• Work to be completed
Report every line from the material that contains the word "this".
** Begin Record excerpts **
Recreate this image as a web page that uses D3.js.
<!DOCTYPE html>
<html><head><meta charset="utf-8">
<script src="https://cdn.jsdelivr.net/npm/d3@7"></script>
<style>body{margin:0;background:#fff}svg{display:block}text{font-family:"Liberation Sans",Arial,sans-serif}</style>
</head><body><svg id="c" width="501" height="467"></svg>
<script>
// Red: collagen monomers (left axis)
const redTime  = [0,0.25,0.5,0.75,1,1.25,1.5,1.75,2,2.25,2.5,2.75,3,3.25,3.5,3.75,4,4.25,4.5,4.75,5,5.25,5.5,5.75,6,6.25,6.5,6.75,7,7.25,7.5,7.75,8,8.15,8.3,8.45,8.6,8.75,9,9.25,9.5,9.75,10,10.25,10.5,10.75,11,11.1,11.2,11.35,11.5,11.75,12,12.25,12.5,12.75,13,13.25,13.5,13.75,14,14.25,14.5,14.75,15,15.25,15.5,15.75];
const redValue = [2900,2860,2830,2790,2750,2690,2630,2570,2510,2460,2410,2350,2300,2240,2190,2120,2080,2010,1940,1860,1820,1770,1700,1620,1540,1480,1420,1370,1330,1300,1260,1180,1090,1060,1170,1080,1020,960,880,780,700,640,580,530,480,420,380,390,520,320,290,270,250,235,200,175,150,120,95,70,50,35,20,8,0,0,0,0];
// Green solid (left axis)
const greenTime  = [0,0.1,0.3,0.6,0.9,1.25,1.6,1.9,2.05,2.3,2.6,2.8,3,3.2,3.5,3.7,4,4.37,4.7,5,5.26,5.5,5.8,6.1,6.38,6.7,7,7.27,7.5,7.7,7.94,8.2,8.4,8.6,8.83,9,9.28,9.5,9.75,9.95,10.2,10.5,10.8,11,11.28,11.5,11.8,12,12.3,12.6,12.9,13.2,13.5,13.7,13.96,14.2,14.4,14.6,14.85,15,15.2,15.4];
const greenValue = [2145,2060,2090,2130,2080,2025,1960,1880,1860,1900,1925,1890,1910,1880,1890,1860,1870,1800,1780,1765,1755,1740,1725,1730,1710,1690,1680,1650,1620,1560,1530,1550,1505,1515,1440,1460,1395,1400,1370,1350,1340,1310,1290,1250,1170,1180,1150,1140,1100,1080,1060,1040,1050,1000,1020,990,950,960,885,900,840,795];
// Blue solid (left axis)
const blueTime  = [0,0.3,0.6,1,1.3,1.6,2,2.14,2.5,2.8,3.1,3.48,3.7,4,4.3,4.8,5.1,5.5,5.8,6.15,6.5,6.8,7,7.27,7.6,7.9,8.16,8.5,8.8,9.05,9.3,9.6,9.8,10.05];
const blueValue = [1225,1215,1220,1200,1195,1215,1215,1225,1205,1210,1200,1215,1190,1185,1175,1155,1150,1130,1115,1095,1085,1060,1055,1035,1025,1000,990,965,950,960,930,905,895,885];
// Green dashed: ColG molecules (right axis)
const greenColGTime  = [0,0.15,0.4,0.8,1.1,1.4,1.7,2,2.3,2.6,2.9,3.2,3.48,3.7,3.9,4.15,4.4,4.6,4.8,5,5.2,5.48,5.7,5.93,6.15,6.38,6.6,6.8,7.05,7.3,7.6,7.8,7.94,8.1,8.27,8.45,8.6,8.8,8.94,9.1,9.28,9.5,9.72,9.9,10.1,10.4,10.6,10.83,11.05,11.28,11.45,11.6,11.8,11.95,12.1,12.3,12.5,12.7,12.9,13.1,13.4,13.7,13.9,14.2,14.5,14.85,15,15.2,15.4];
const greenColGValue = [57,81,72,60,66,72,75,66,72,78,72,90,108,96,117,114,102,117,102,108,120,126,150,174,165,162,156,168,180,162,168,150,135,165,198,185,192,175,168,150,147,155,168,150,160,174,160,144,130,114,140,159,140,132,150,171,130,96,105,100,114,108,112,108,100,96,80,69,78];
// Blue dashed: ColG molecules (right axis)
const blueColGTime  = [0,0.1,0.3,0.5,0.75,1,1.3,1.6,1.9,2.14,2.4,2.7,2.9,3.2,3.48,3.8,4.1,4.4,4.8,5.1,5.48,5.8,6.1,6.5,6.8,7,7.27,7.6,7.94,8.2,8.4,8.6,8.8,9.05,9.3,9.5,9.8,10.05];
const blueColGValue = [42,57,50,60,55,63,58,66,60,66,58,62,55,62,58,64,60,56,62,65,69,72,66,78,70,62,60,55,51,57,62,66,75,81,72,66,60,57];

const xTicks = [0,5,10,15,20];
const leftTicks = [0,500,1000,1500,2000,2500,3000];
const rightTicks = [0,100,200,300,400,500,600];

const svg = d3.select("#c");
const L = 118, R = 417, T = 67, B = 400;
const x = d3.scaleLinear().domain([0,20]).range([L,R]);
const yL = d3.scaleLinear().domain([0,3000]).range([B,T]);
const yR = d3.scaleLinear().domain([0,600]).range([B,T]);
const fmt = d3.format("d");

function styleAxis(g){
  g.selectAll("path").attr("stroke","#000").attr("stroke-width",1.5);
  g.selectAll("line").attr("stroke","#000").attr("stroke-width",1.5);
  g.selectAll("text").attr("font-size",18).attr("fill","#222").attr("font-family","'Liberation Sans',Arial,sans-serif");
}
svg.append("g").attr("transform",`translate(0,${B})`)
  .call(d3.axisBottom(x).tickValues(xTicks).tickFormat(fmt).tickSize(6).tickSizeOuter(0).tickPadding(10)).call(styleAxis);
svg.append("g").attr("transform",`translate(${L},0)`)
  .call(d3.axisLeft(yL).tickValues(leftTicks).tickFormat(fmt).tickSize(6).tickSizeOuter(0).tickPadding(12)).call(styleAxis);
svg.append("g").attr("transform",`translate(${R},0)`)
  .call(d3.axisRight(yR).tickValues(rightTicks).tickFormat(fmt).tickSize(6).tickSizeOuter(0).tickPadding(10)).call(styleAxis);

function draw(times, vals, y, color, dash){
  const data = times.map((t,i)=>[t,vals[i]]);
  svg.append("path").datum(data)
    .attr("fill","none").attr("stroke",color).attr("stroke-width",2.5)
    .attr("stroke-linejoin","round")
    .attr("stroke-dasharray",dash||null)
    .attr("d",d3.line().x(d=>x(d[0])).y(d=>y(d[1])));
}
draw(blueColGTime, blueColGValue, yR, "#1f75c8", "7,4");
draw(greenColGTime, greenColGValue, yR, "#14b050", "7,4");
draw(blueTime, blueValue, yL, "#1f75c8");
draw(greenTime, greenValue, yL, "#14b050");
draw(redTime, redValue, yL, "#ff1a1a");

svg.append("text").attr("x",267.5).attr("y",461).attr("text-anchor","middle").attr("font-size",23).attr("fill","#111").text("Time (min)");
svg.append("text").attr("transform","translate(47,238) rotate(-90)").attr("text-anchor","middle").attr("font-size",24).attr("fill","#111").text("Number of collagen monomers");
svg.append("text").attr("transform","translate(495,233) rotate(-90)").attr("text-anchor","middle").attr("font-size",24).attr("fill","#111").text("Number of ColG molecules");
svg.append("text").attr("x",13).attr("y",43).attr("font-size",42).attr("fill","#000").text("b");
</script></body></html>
** End Record excerpts **
** Begin Record excerpts **
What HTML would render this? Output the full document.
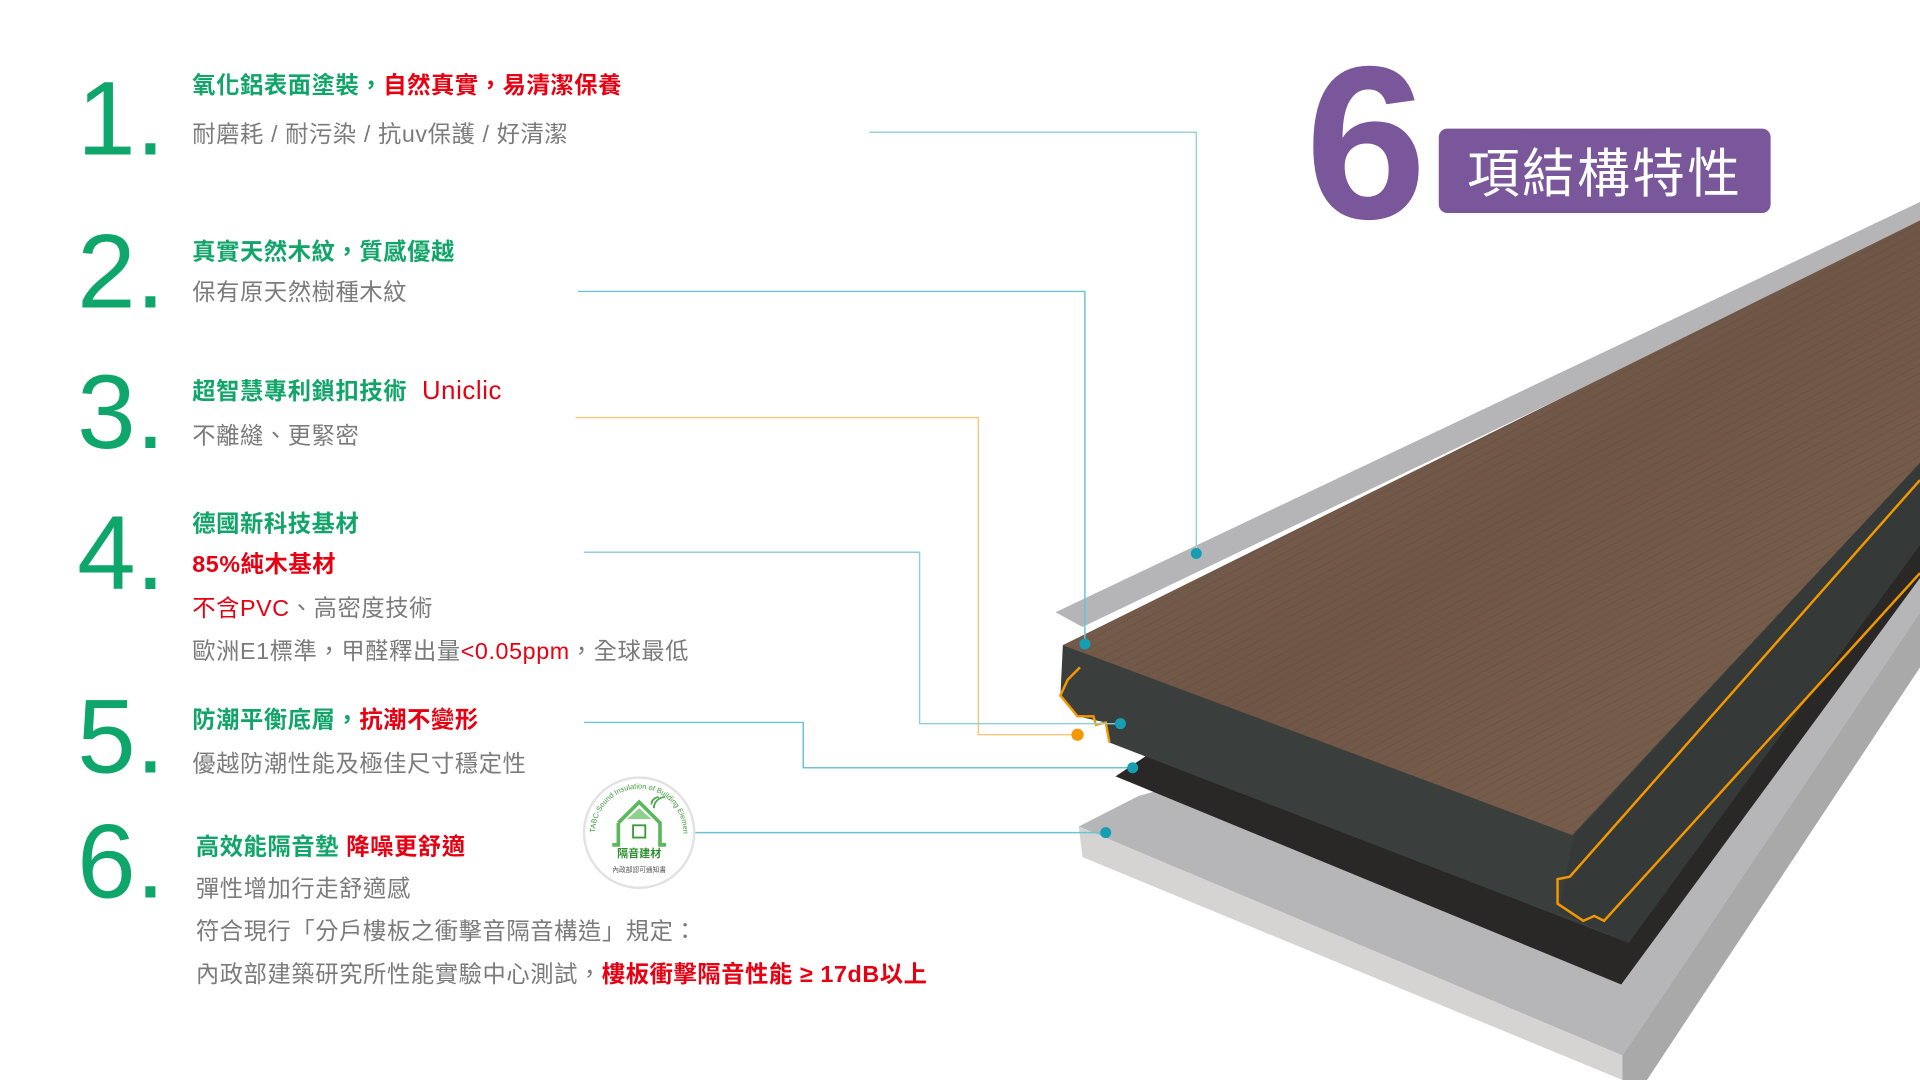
** End Record excerpts **
• Exercise result
Recreate this image as a web page that uses D3.js.
What HTML would render this? Output the full document.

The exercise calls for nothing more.